Description
As a Senior Machine Learning Engineer on the Machine Learning Platform team at Reddit, you will be instrumental in architecting, implementing, and maintaining foundational Machine Learning (ML) infrastructure that powers Feeds Ranking, Content Understanding, Recommendations and more.
You will deliver a self-service ML platform that enables the continuous iteration and improvement of systems that use ML techniques including Deep Learning, Natural Language Processing, Recommendation Systems, Representation Learning and Computer Vision.

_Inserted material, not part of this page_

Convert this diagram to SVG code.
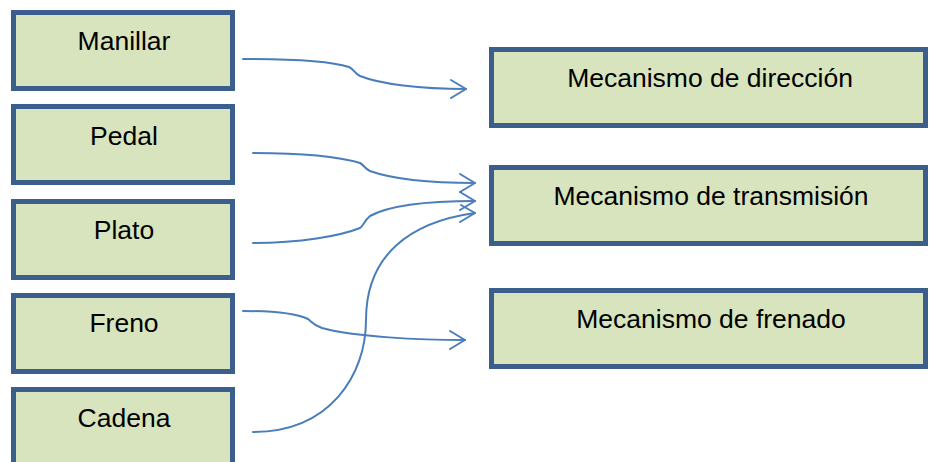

Key responsibilities include:
- Leading the building, testing, and maintenance of ML training infrastructure at Reddit
- Designing, building, and optimizing the infrastructure and tooling required to support large-scale machine learning workflows
- Evolving the MLE experience, from provisioning interactive GPU environments through large-scale training, supporting on-demand and self-service workflows
You will work closely with the underlying compute team to ensure MLEs have efficient access to training hardware resources and handle resource contention gracefully.
In addition to technical expertise, you will treat internal MLEs as your customers, conducting user research, reducing friction in the 'Idea-to-Prototype' loop, and standardizing software environments (Docker images, Python dependency management).
To be successful in this role, you will have 5+ years of software engineering experience, with a focus on Platform Engineering, ML Infrastructure, or Backend Systems. You will also have deep Kubernetes expertise, Jupyter Ecosystem knowledge, strong coding skills in Python and Go, and experience with GPU environments, cloud providers, and distributed training frameworks.